The interplay between class actions and arbitration provisions was a controversial topic for many years in California until Discover Bank v. Superior Court, 36 Cal. 4th 148 (2005) and Gentry v. Superior Court, 42 Cal. 4th 443 (2007) eliminated a substantial amount of uncertainty about class arbitration waivers in the areas of consumer contracts and employment arbitration agreements. These decisions, and other applying their principles, declared that, in California, many class action waivers in the consumer and employment law settings are unconscionable under California law. Gentry, at 779. “[A]lthough ‘[c]lass action and arbitration waivers are not, in the abstract, exculpatory clauses’ (Discover Bank, supra, 36 Cal.4th at p. 161, 30 Cal.Rptr.3d 76, 113 P.3d 1100), such a waiver can be exculpatory in practical terms because it can make it very difficult for those injured by unlawful conduct to pursue a legal remedy.” Gentry, at 783.
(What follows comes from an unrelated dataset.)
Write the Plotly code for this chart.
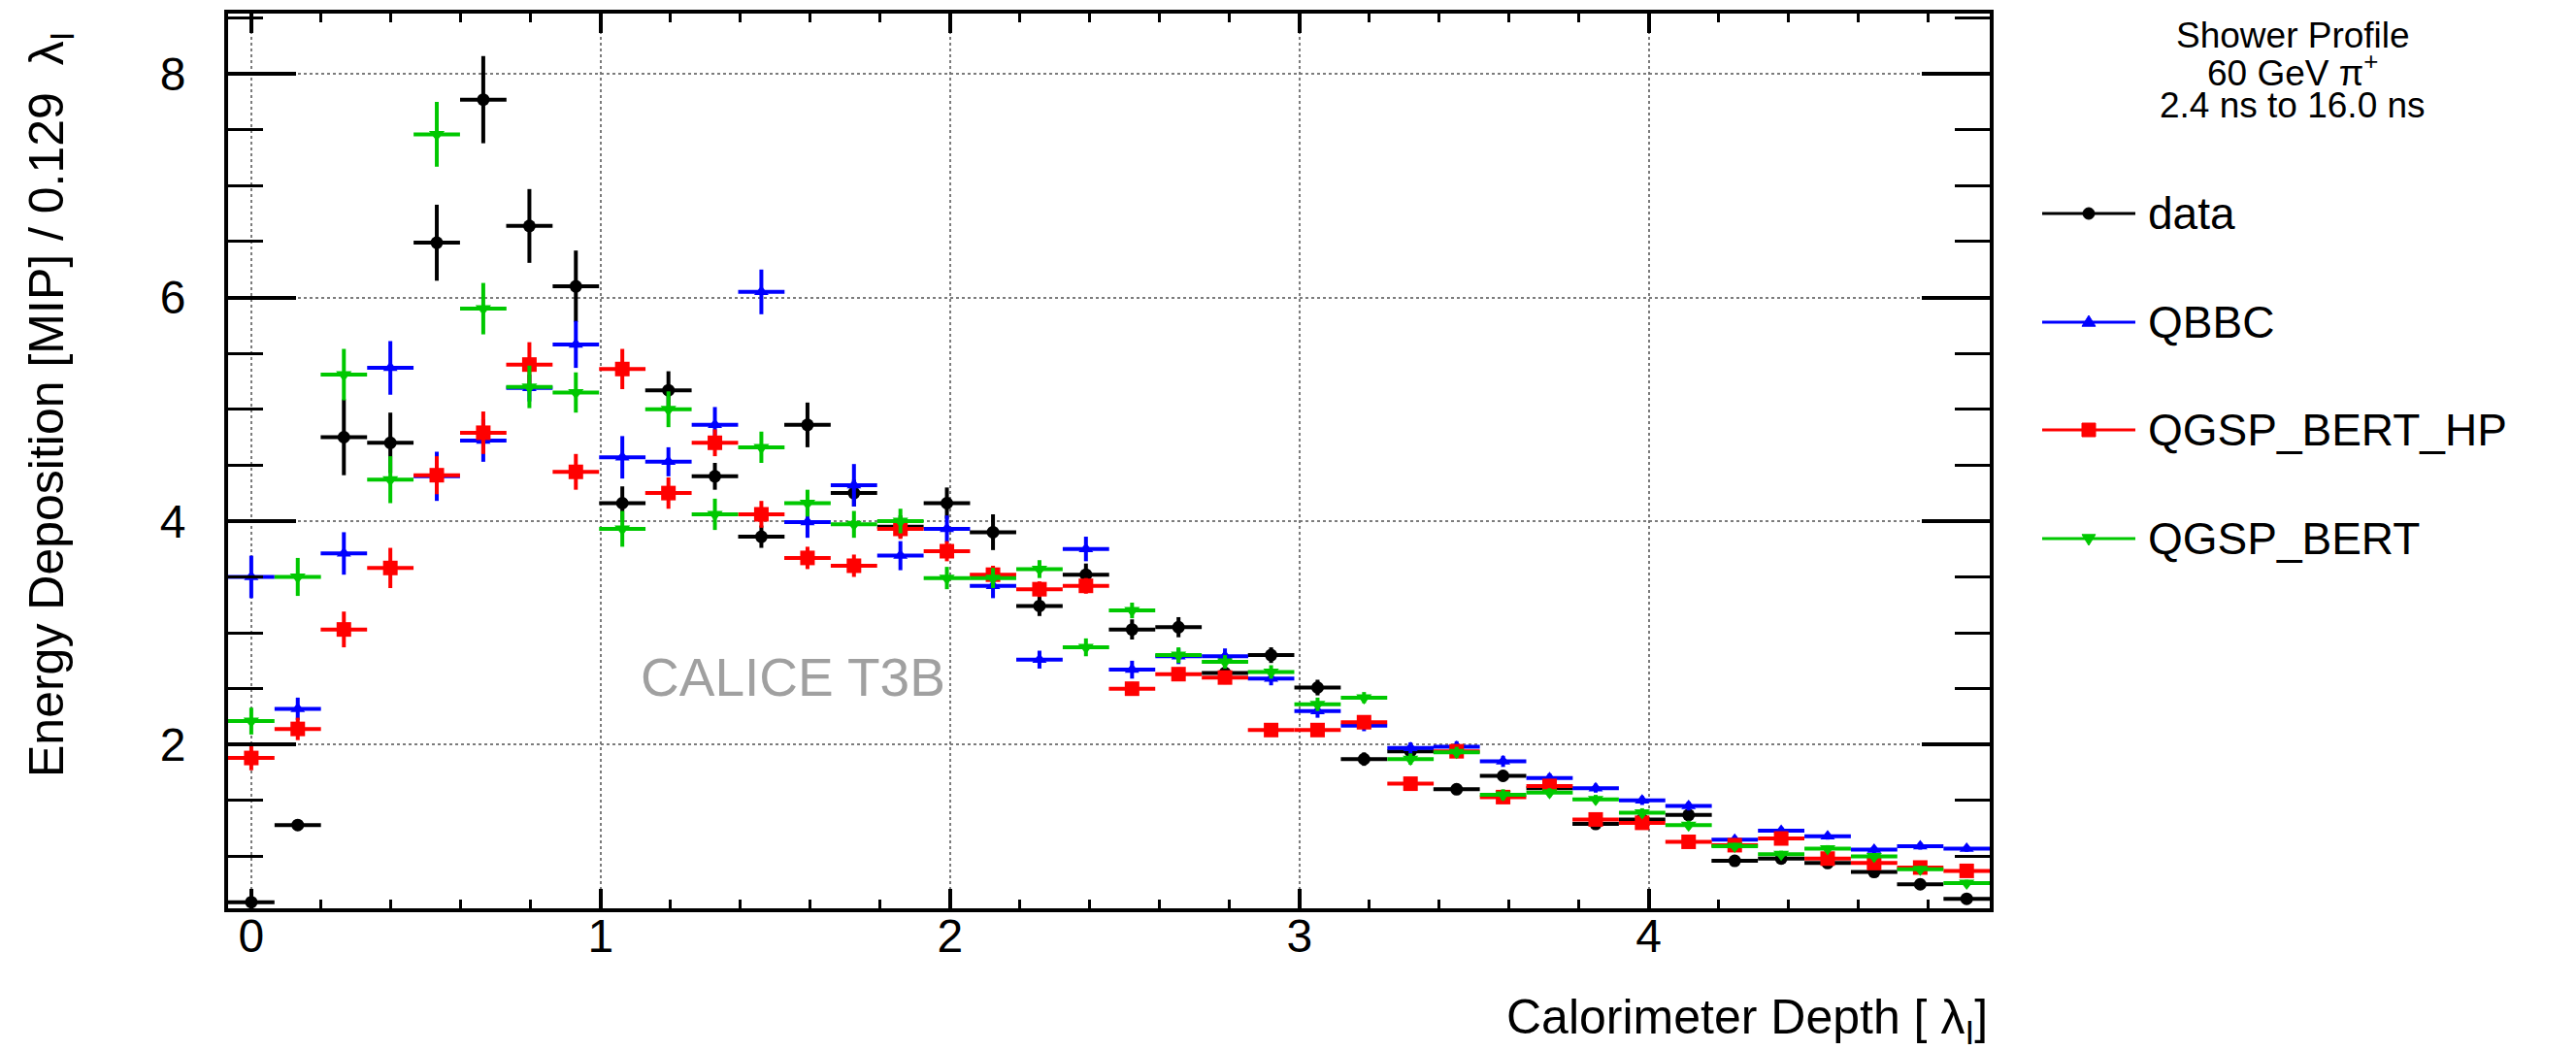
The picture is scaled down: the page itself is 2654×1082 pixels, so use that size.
import plotly.graph_objects as go

# ---------------- data ----------------
depth = [0.0, 0.133, 0.265, 0.398, 0.531, 0.664, 0.796, 0.929, 1.062, 1.194,
         1.327, 1.460, 1.592, 1.725, 1.858, 1.991, 2.123, 2.256, 2.389, 2.521,
         2.654, 2.787, 2.919, 3.052, 3.185, 3.318, 3.450, 3.583, 3.716, 3.848,
         3.981, 4.114, 4.246, 4.379, 4.512, 4.645, 4.777, 4.910]
bin_half_width = 0.0664

data = [0.59, 1.28, 4.75, 4.70, 6.49, 7.77, 6.64, 6.10, 4.16, 5.17,
        4.40, 3.86, 4.86, 4.25, 3.95, 4.16, 3.90, 3.24, 3.52, 3.03,
        3.05, 2.64, 2.80, 2.51, 1.87, 1.94, 1.60, 1.72, 1.61, 1.29,
        1.33, 1.37, 0.96, 0.98, 0.94, 0.86, 0.75, 0.62]
data_err = [0.04, 0.05, 0.34, 0.27, 0.34, 0.39, 0.33, 0.32, 0.15, 0.17,
            0.12, 0.10, 0.20, 0.12, 0.10, 0.14, 0.16, 0.09, 0.10, 0.09,
            0.09, 0.07, 0.07, 0.07, 0.06, 0.06, 0.05, 0.05, 0.05, 0.05,
            0.04, 0.04, 0.04, 0.04, 0.04, 0.04, 0.04, 0.04]

qbbc = [3.50, 2.32, 3.71, 5.37, 4.40, 4.72, 5.19, 5.58, 4.57, 4.53,
        4.86, 6.05, 3.99, 4.32, 3.69, 3.93, 3.42, 2.76, 3.75, 2.67,
        2.79, 2.79, 2.59, 2.30, 2.17, 1.97, 1.98, 1.85, 1.70, 1.61,
        1.50, 1.45, 1.15, 1.23, 1.18, 1.06, 1.09, 1.07]
qbbc_err = [0.19, 0.10, 0.19, 0.24, 0.22, 0.19, 0.12, 0.21, 0.19, 0.13,
            0.16, 0.20, 0.14, 0.19, 0.13, 0.12, 0.11, 0.08, 0.11, 0.08,
            0.07, 0.07, 0.06, 0.06, 0.05, 0.05, 0.05, 0.05, 0.04, 0.04,
            0.04, 0.04, 0.03, 0.03, 0.03, 0.03, 0.03, 0.03]

qgsp_bert_hp = [1.88, 2.14, 3.03, 3.58, 4.41, 4.79, 5.40, 4.44, 5.36, 4.25,
                4.70, 4.06, 3.67, 3.60, 3.93, 3.73, 3.52, 3.39, 3.42, 2.50,
                2.63, 2.60, 2.13, 2.13, 2.20, 1.65, 1.94, 1.53, 1.63, 1.33,
                1.30, 1.13, 1.10, 1.16, 0.98, 0.94, 0.90, 0.87]
qgsp_bert_hp_err = [0.11, 0.10, 0.16, 0.18, 0.17, 0.19, 0.20, 0.16, 0.18, 0.14,
                    0.12, 0.12, 0.10, 0.10, 0.09, 0.09, 0.08, 0.07, 0.07, 0.06,
                    0.06, 0.06, 0.05, 0.05, 0.05, 0.05, 0.04, 0.04, 0.04, 0.04,
                    0.04, 0.03, 0.03, 0.03, 0.03, 0.03, 0.03, 0.03]

qgsp_bert = [2.21, 3.50, 5.31, 4.37, 7.46, 5.90, 5.20, 5.15, 3.93, 5.00,
             4.06, 4.66, 4.16, 3.97, 4.00, 3.49, 3.49, 3.57, 2.87, 3.20,
             2.80, 2.74, 2.65, 2.36, 2.42, 1.87, 1.93, 1.55, 1.57, 1.51,
             1.39, 1.28, 1.09, 1.02, 1.07, 1.00, 0.885, 0.76]
qgsp_bert_err = [0.12, 0.17, 0.23, 0.21, 0.29, 0.23, 0.19, 0.18, 0.16, 0.16,
                 0.14, 0.14, 0.12, 0.12, 0.11, 0.10, 0.09, 0.08, 0.08, 0.07,
                 0.07, 0.06, 0.06, 0.06, 0.05, 0.05, 0.05, 0.05, 0.04, 0.04,
                 0.04, 0.04, 0.03, 0.03, 0.03, 0.03, 0.03, 0.03]

series_names = ["data", "QBBC", "QGSP_BERT_HP", "QGSP_BERT"]
series_values = [data, qbbc, qgsp_bert_hp, qgsp_bert]
series_errors = [data_err, qbbc_err, qgsp_bert_hp_err, qgsp_bert_err]
series_colors = ["#000000", "#0000ff", "#ff0000", "#00c800"]
series_symbols = ["circle", "triangle-up", "square", "triangle-down"]
series_sizes = [13, 13, 15, 14]

x_range = [-0.0664, 4.976]
y_range = [0.535, 8.54]

# ---------------- figure ----------------
W, H = 2654, 1082
FONT = "Liberation Sans, Arial, Helvetica, sans-serif"

fig = go.Figure()

for name, vals, errs, col, sym, sz in zip(series_names, series_values, series_errors,
                                          series_colors, series_symbols, series_sizes):
    fig.add_trace(go.Scatter(
        x=depth, y=vals, mode="markers", name=name, showlegend=False,
        marker=dict(symbol=sym, size=sz, color=col, line=dict(width=0)),
        error_x=dict(type="constant", value=bin_half_width, color=col,
                     thickness=4, width=0),
        error_y=dict(type="data", array=errs, color=col, thickness=4, width=0),
    ))

# plot frame in pixels
L, R, T, B = 235, 2050, 14, 936

fig.update_layout(
    width=W, height=H,
    margin=dict(l=0, r=0, t=0, b=0),
    paper_bgcolor="white", plot_bgcolor="white",
    font=dict(family=FONT, color="black"),
    showlegend=False,
    xaxis=dict(
        domain=[L / W, R / W], range=x_range,
        showline=True, linecolor="black", linewidth=4, mirror="allticks",
        ticks="inside", ticklen=20, tickwidth=4, tickcolor="black",
        tick0=0, dtick=1,
        minor=dict(ticks="inside", ticklen=9, tickwidth=3, tickcolor="black",
                   dtick=0.2, tick0=0, showgrid=False),
        showgrid=True, gridcolor="rgba(110,110,110,0.9)", griddash="dot", gridwidth=2,
        zeroline=False,
        tickfont=dict(size=48, family=FONT, color="black"),
        ticklabelstandoff=-17,
    ),
    yaxis=dict(
        domain=[1 - B / H, 1 - T / H], range=y_range,
        showline=True, linecolor="black", linewidth=4, mirror="allticks",
        ticks="inside", ticklen=70, tickwidth=4, tickcolor="black",
        tick0=0, dtick=2,
        minor=dict(ticks="inside", ticklen=36, tickwidth=3, tickcolor="black",
                   dtick=0.5, tick0=0, showgrid=False),
        showgrid=True, gridcolor="rgba(110,110,110,0.9)", griddash="dot", gridwidth=2,
        zeroline=False,
        tickfont=dict(size=48, family=FONT, color="black"),
        ticklabelstandoff=30,
    ),
)

annotations = []
# axis titles
annotations.append(dict(
    text="Energy Deposition [MIP] / 0.129  λ<sub>I</sub>",
    x=51 / W, y=1 - 417 / H, xref="paper", yref="paper",
    xanchor="center", yanchor="middle", textangle=-90, showarrow=False,
    font=dict(size=50, family=FONT, color="black")))
annotations.append(dict(
    text="Calorimeter Depth [ λ<sub>I</sub>]",
    x=R / W, y=1 - 1051 / H, xref="paper", yref="paper",
    xanchor="right", yanchor="middle", showarrow=False,
    font=dict(size=50, family=FONT, color="black")))
# watermark
annotations.append(dict(
    text="CALICE T3B", x=1.11, y=2.6, xref="x", yref="y",
    xanchor="left", yanchor="middle", showarrow=False,
    font=dict(size=55, family=FONT, color="#a0a0a0")))
# legend header
header_lines = ["Shower Profile", "60 GeV π<sup>+</sup>", "2.4 ns to 16.0 ns"]
header_y = [37, 73, 108]
for txt, py in zip(header_lines, header_y):
    annotations.append(dict(
        text=txt, x=2362 / W, y=1 - py / H, xref="paper", yref="paper",
        xanchor="center", yanchor="middle", showarrow=False,
        font=dict(size=37, family=FONT, color="black")))


def px(xp):
    return xp / W


def py_(yp):
    return 1 - yp / H


# hand-drawn legend (line sample with marker in the middle, ROOT style)
legend_y = [220, 332, 443, 555]
shapes = []
mx = 2152
for name, col, sym, py in zip(series_names, series_colors, series_symbols, legend_y):
    shapes.append(dict(type="line", xref="paper", yref="paper",
                       x0=px(2104), x1=px(2200), y0=py_(py), y1=py_(py),
                       line=dict(color=col, width=3)))
    if sym == "circle":
        r = 6
        shapes.append(dict(type="circle", xref="paper", yref="paper",
                           x0=px(mx - r), x1=px(mx + r), y0=py_(py + r), y1=py_(py - r),
                           fillcolor=col, line=dict(color=col, width=1)))
    elif sym == "square":
        r = 7
        shapes.append(dict(type="rect", xref="paper", yref="paper",
                           x0=px(mx - r), x1=px(mx + r), y0=py_(py + r), y1=py_(py - r),
                           fillcolor=col, line=dict(color=col, width=1)))
    elif sym == "triangle-up":
        r = 7
        path = "M {:.6f},{:.6f} L {:.6f},{:.6f} L {:.6f},{:.6f} Z".format(
            px(mx - r), py_(py + r * 0.6), px(mx + r), py_(py + r * 0.6), px(mx), py_(py - r))
        shapes.append(dict(type="path", xref="paper", yref="paper", path=path,
                           fillcolor=col, line=dict(color=col, width=1)))
    else:
        r = 7
        path = "M {:.6f},{:.6f} L {:.6f},{:.6f} L {:.6f},{:.6f} Z".format(
            px(mx - r), py_(py - r * 0.6), px(mx + r), py_(py - r * 0.6), px(mx), py_(py + r))
        shapes.append(dict(type="path", xref="paper", yref="paper", path=path,
                           fillcolor=col, line=dict(color=col, width=1)))
    annotations.append(dict(
        text=name, x=px(2211), y=py_(py), xref="paper", yref="paper",
        xanchor="left", yanchor="middle", showarrow=False,
        font=dict(size=46, family=FONT, color="black")))

fig.update_layout(annotations=annotations, shapes=shapes)

fig.write_html("out.html", config={"displayModeBar": False},
               post_script="document.body.style.margin='0';document.body.style.overflow='hidden';")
On April 27, 2010, the United States Supreme Court issued its Opinion in Stolt-Nielsen S. A. et al. v. AnimalFeeds International Corp. Initial commentary quickly concluded that Stolt-Nielsen will eliminate many consumer and employment law class actions. Whether that is accurate at the macro level won’t be known for years. However, the question raised by Stolt-Nielsen, for the perspective of California litigation, is whether Stolt-Nielsen altered controlling California law negatively, or, perhaps unexpectedly, added strength to California’s approach to arbitration provisions.